Currently we conduct 12 to 14 Combat Archer training periods per year. Each period is two weeks long. Typically, two fighter squadrons will deploy here with eight jets, personnel and equipment for the evaluation. On average, each year, we evaluate more than 200 jets and more than 2600 Airmen here. We will employ more than 300 air-to-air missiles each year.

The cost of this operation is not to be taken lightly, as it takes $120 million annually to accomplish our mission.

In addition to missile firings, we also evaluate the units on live air-to-air gunnery using the combat banner target set towed by a Learjet. Not only do we conduct WSEP for the U.S. Air Force, but we also perform these evaluations with our coalition partners. In addition, we host the world-wide air-to-air meet known as "William Tell."

We cannot conduct Combat Archer with out the host base support provided by the 325th Fighter Wing. Imagine if you will, the effort involved in bedding down, feeding and the overall care of over 2600 plus visitors each year.
Recently, the 83rd FWS munitions unit handed all missile operations and support to the host wing. In addition, the WSEP evaluations conducted for the 2nd Fighter Squadron, 95th Fighter Squadron and the 43rd Fighter Squadron helped us conduct two investigative firings to resolve weapons issues for the F-22 Raptor fleet.
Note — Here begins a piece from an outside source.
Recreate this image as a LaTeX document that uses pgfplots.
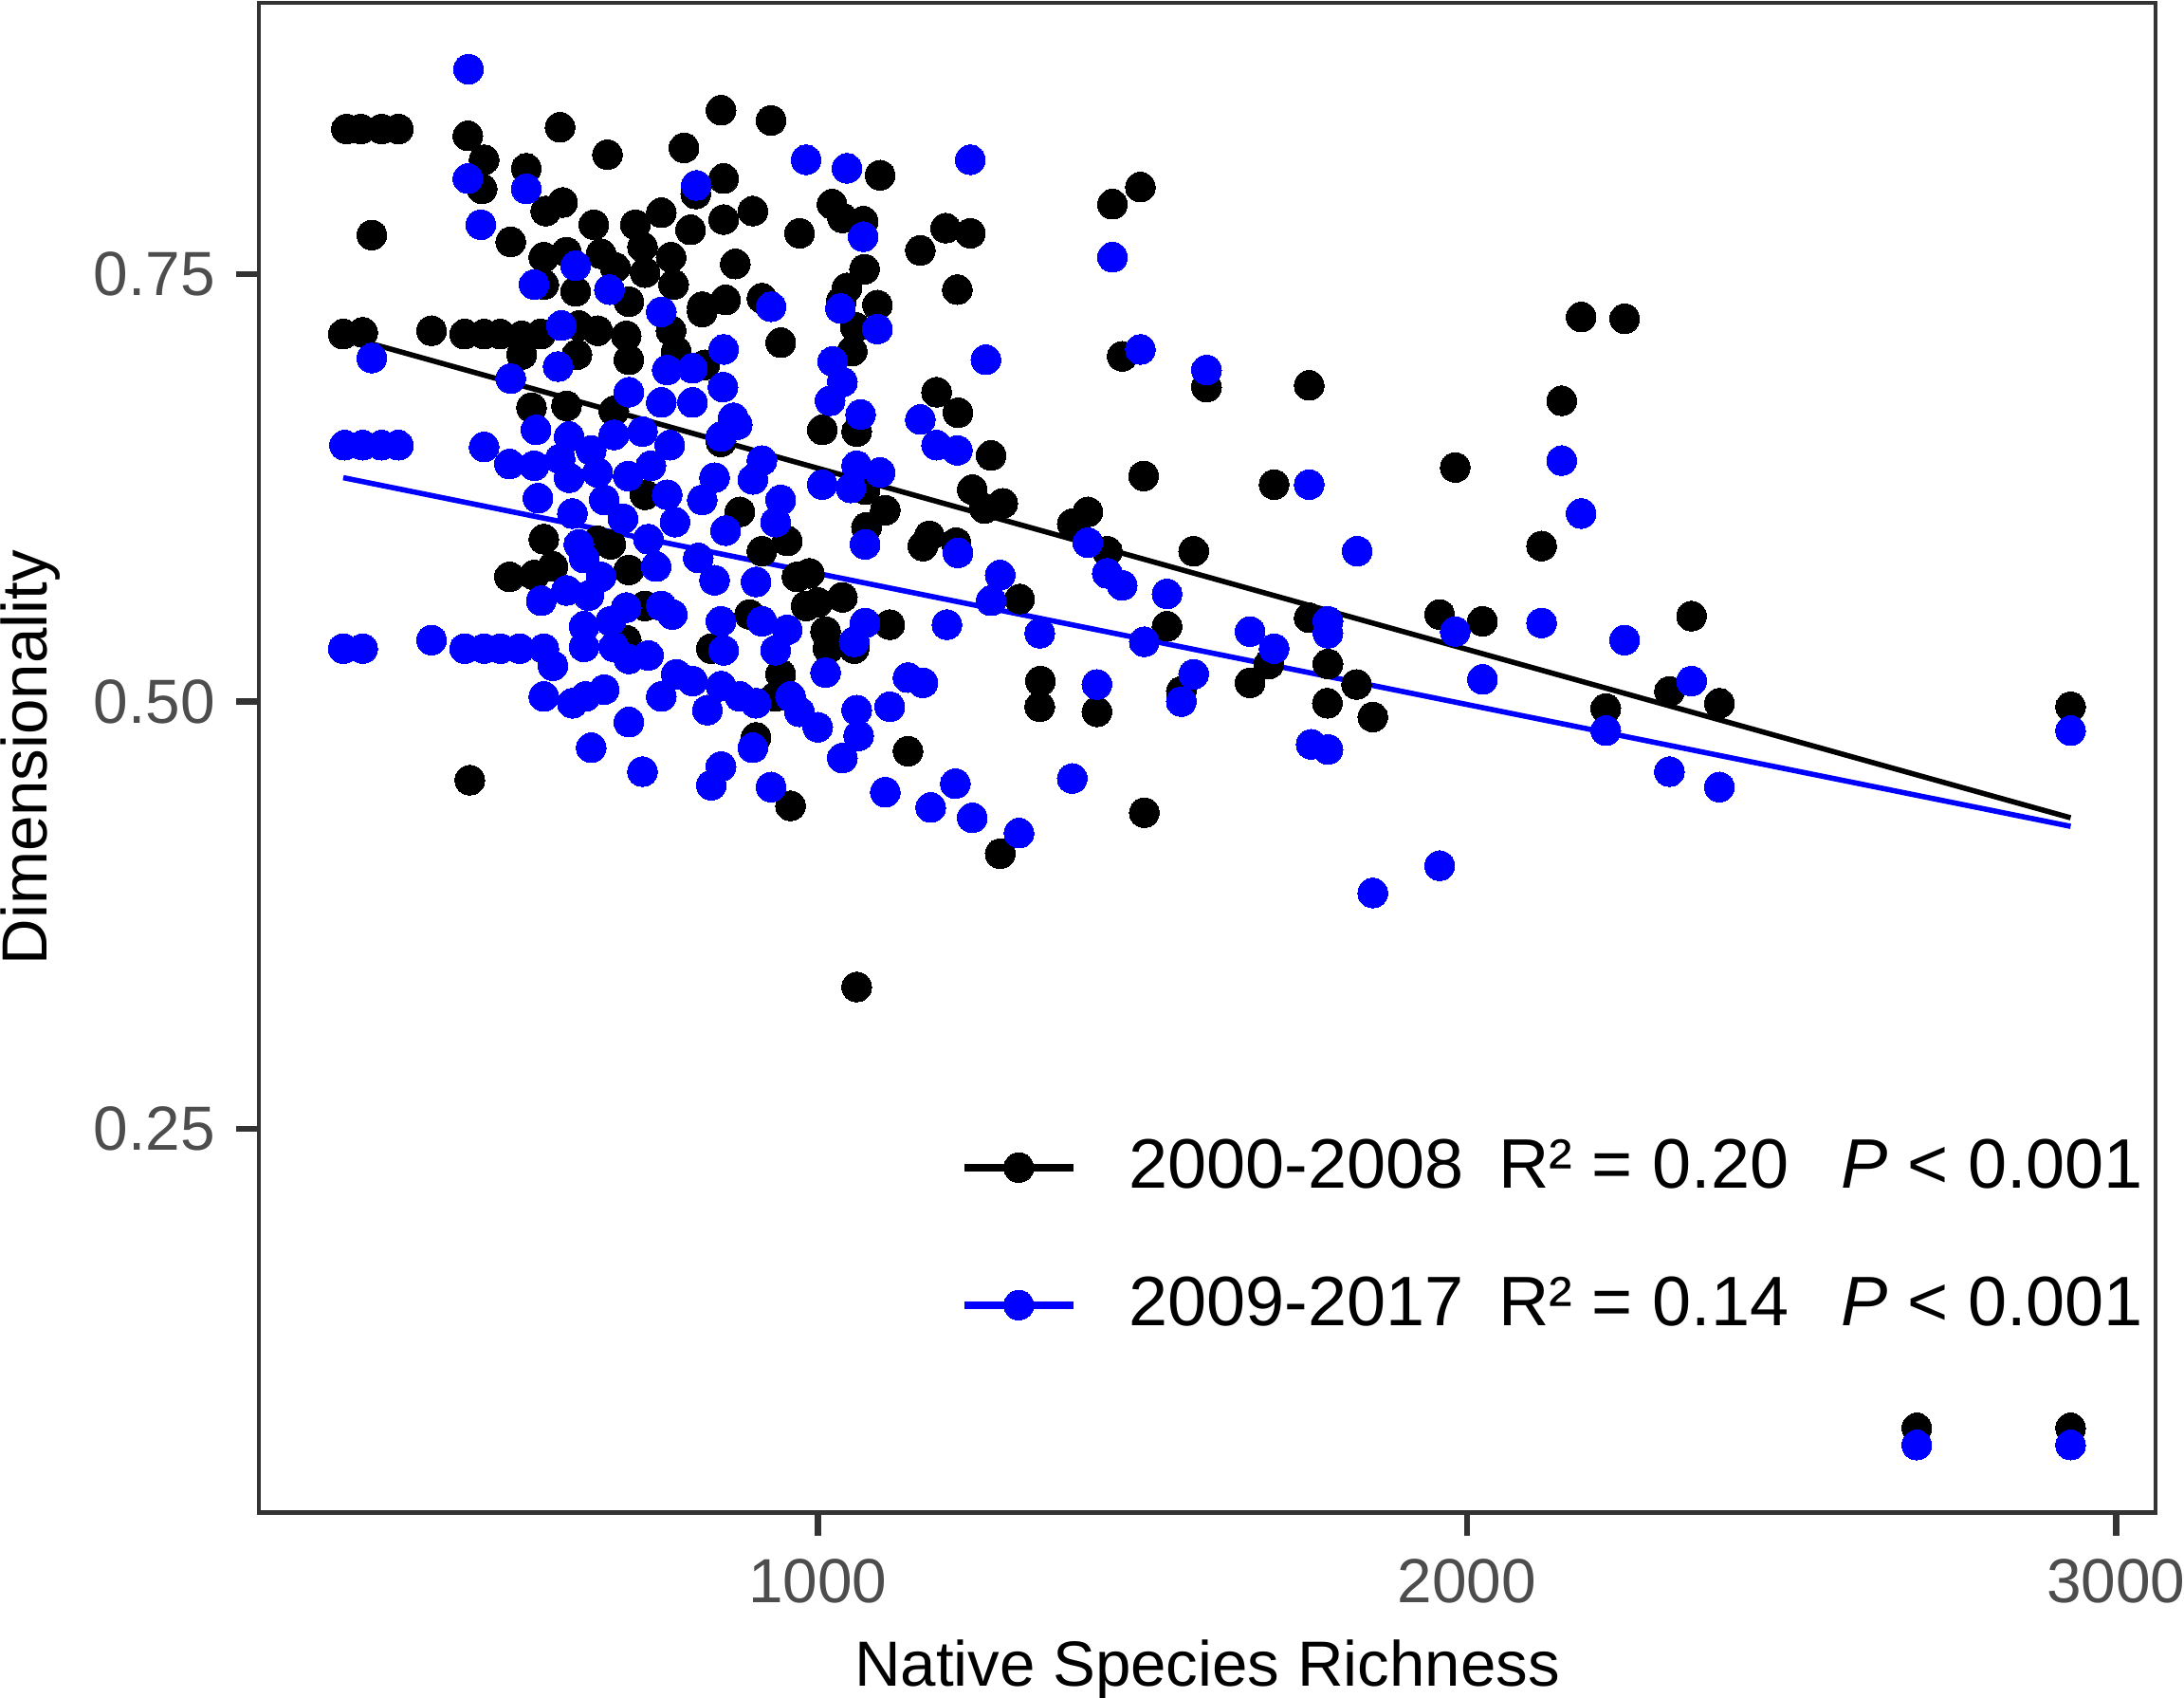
\documentclass[border=0pt]{standalone}
\usepackage{fontspec}
\setmainfont{Liberation Sans}
\usepackage{pgfplots}
\usepackage{pgfplotstable}
\pgfplotsset{compat=1.18}
\definecolor{tickgrey}{HTML}{4D4D4D}
\definecolor{framegrey}{HTML}{333333}
\definecolor{ptblue}{HTML}{0000FF}

\pgfplotstableread{
x y
274 0.835
296 0.835
328 0.835
354 0.835
461 0.831
486 0.817
483 0.800
313 0.773
603 0.836
676 0.820
551 0.812
581 0.787
607 0.792
527 0.769
655 0.779
851 0.846
928 0.840
794 0.824
855 0.806
812 0.797
972 0.774
759 0.786
719 0.779
804 0.776
855 0.782
900 0.787
730 0.766
774 0.760
873 0.756
578 0.760
613 0.763
666 0.762
688 0.754
627 0.740
578 0.744
734 0.751
778 0.744
709 0.734
914 0.736
822 0.731
858 0.735
943 0.710
269 0.715
299 0.716
405 0.717
456 0.715
486 0.715
511 0.715
544 0.714
573 0.715
632 0.720
661 0.717
705 0.714
544 0.703
629 0.703
709 0.700
774 0.717
822 0.728
826 0.697
782 0.705
559 0.672
613 0.673
686 0.670
851 0.652
734 0.621
880 0.611
578 0.595
953 0.594
914 0.588
681 0.592
661 0.594
525 0.573
563 0.574
592 0.579
709 0.577
968 0.573
734 0.556
895 0.551
982 0.556
705 0.536
836 0.531
943 0.516
935 0.503
905 0.479
958 0.439
464 0.454
1096 0.808
1022 0.791
1038 0.783
1070 0.781
1158 0.764
1197 0.777
1235 0.774
1215 0.741
1072 0.753
1045 0.742
1092 0.732
1036 0.734
1058 0.719
1053 0.705
1007 0.659
1060 0.658
1183 0.681
1216 0.669
1267 0.644
1454 0.791
1497 0.801
1469 0.702
1599 0.684
1502 0.632
1703 0.627
1073 0.624
1238 0.624
1285 0.616
1257 0.613
1104 0.612
1075 0.602
1172 0.597
1162 0.591
1213 0.593
1416 0.611
1392 0.604
1446 0.588
1579 0.588
1538 0.544
1311 0.560
1111 0.545
1012 0.541
1016 0.531
1038 0.561
1000 0.558
987 0.575
1056 0.531
1695 0.522
1666 0.511
1560 0.506
1343 0.512
1342 0.497
1430 0.494
1139 0.471
1281 0.411
1503 0.435
1060 0.333
2176 0.725
2243 0.724
1757 0.685
2146 0.676
1982 0.637
2115 0.591
1757 0.549
1786 0.522
1830 0.510
1785 0.499
1855 0.491
1958 0.551
2024 0.547
2346 0.550
2312 0.506
2389 0.499
2214 0.496
2930 0.497
2693 0.075
2930 0.075
}\blackdata

\pgfplotstableread{
x y
461 0.806
462 0.870
481 0.779
551 0.800
813 0.802
982 0.817
627 0.755
563 0.744
679 0.741
759 0.728
928 0.731
605 0.720
313 0.701
600 0.696
527 0.689
768 0.694
807 0.695
855 0.706
854 0.684
709 0.681
759 0.675
807 0.675
870 0.666
271 0.650
299 0.650
328 0.650
354 0.650
486 0.649
566 0.659
617 0.655
525 0.639
563 0.638
603 0.642
651 0.647
686 0.656
730 0.658
772 0.650
743 0.638
708 0.632
661 0.634
617 0.631
569 0.619
622 0.610
671 0.618
700 0.607
768 0.621
822 0.618
780 0.605
841 0.631
876 0.662
851 0.655
914 0.641
900 0.630
943 0.618
935 0.605
858 0.600
632 0.592
739 0.595
816 0.584
640 0.584
751 0.579
841 0.571
905 0.570
666 0.573
613 0.565
574 0.559
647 0.562
705 0.555
759 0.556
776 0.551
851 0.547
914 0.547
953 0.542
640 0.544
681 0.547
855 0.530
935 0.530
269 0.531
299 0.531
405 0.536
456 0.531
486 0.531
511 0.531
541 0.531
578 0.531
592 0.521
640 0.532
686 0.532
739 0.527
709 0.525
782 0.516
807 0.512
759 0.503
578 0.503
622 0.499
671 0.507
642 0.503
830 0.495
851 0.509
880 0.503
905 0.499
958 0.503
972 0.494
709 0.488
651 0.473
730 0.459
851 0.462
836 0.451
900 0.473
928 0.450
1045 0.812
1235 0.817
1070 0.772
1035 0.730
1092 0.718
1023 0.699
1038 0.687
1019 0.676
1066 0.668
1259 0.700
1158 0.665
1183 0.650
1215 0.647
1454 0.760
1497 0.706
1599 0.694
1007 0.627
1051 0.625
1060 0.638
1096 0.634
1073 0.592
1216 0.587
1416 0.593
1446 0.575
1469 0.568
1538 0.563
1281 0.574
1267 0.559
1199 0.545
1073 0.546
1056 0.535
1012 0.517
1342 0.540
1503 0.535
1666 0.541
1703 0.531
1579 0.516
1560 0.500
1430 0.510
1139 0.514
1162 0.511
1111 0.497
1060 0.495
1063 0.480
1038 0.467
1000 0.485
1104 0.447
1212 0.452
1174 0.438
1238 0.432
1310 0.423
1392 0.455
1757 0.627
2146 0.641
2176 0.610
1831 0.588
1786 0.547
1786 0.540
1982 0.541
2115 0.546
2024 0.513
2243 0.536
2346 0.512
1760 0.475
1786 0.472
2214 0.483
2312 0.459
2389 0.450
1958 0.404
1855 0.388
2930 0.483
2693 0.065
2930 0.065
}\bluedata

\begin{document}
\begin{tikzpicture}
\begin{axis}[
  name=ax,
  scale only axis,
  width=13.90cm, height=11.06cm,
  xmin=139, xmax=3061, ymin=0.0255, ymax=0.9088,
  axis line style={framegrey, line width=0.9pt},
  xtick={1000,2000,3000},
  ytick={0.25,0.5,0.75},
  /pgf/number format/assume math mode=true,
  xticklabel style={/pgf/number format/1000 sep={}, anchor=north, inner sep=0pt, yshift=-0.167cm},
  yticklabel style={/pgf/number format/.cd, fixed, fixed zerofill, precision=2, /tikz/.cd, anchor=east, inner sep=0pt, xshift=-0.146cm},
  tick align=outside, tick pos=left,
  major tick length=0.167cm,
  tick style={framegrey, line width=1.3pt},
  ticklabel style={font=\fontsize{13}{15}\selectfont, text=tickgrey},
  xlabel={Native Species Richness},
  ylabel={Dimensionality},
  label style={font=\fontsize{13.3}{16}\selectfont},
  xlabel style={at={(axis description cs:0.5,0)}, anchor=base, yshift=-1.27cm},
  ylabel style={at={(axis description cs:0,0.5)}, anchor=base, yshift=1.55cm},
  legend image code/.code={\draw[mark repeat=2, mark phase=2, #1] plot coordinates {(0cm,0cm) (0.4cm,0cm) (0.8cm,0cm)};},
  legend style={draw=none, fill=none, at={(rel axis cs:0.999,0.183)}, anchor=east, inner sep=0pt,
     row sep=0.456cm, font=\fontsize{14.6}{17}\selectfont,
     /tikz/every odd column/.append style={column sep=0.31cm}},
  legend cell align=left,
]
\addplot[only marks, black, mark=*, mark size=3.1pt, mark options={draw=black, fill=black, line width=0pt}, forget plot] table[x=x, y=y] {\blackdata};
\addplot[only marks, ptblue, mark=*, mark size=3.1pt, mark options={draw=ptblue, fill=ptblue, line width=0pt}, forget plot] table[x=x, y=y] {\bluedata};
\addplot[black, line width=1.1pt, forget plot] coordinates {(269,0.714) (2930,0.432)};
\addplot[ptblue, line width=1.1pt, forget plot] coordinates {(269,0.631) (2930,0.427)};
\addlegendimage{black, line width=1.6pt, mark=*, mark size=3.1pt, mark options={draw=black, fill=black, line width=0pt}}
\addlegendentry{2000-2008\hspace{0.5em}R² = 0.20\hspace{0.75em}\textit{P} < 0.001}
\addlegendimage{ptblue, line width=1.6pt, mark=*, mark size=3.1pt, mark options={draw=ptblue, fill=ptblue, line width=0pt}}
\addlegendentry{2009-2017\hspace{0.5em}R² = 0.14\hspace{0.75em}\textit{P} < 0.001}
\end{axis}
\pgfresetboundingbox
\path[use as bounding box] ([xshift=-1.897cm, yshift=-1.355cm]ax.south west) rectangle ([xshift=0.208cm, yshift=0.021cm]ax.north east);
\end{tikzpicture}
\end{document}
The future of Combat Archer is critical to our success in any future aerial conflict and in maintaining air dominance. Through our evaluations, we continue to improve our weapons, pilots and maintainers so they will be ready when called. There are many challenges as we proceed into the 21st century. As new airplanes come on line, like the F-22 and F-35 Lighting II, WSEP will be the quality control unit to ensure our Airmen are best prepared for combat to ensure air dominance.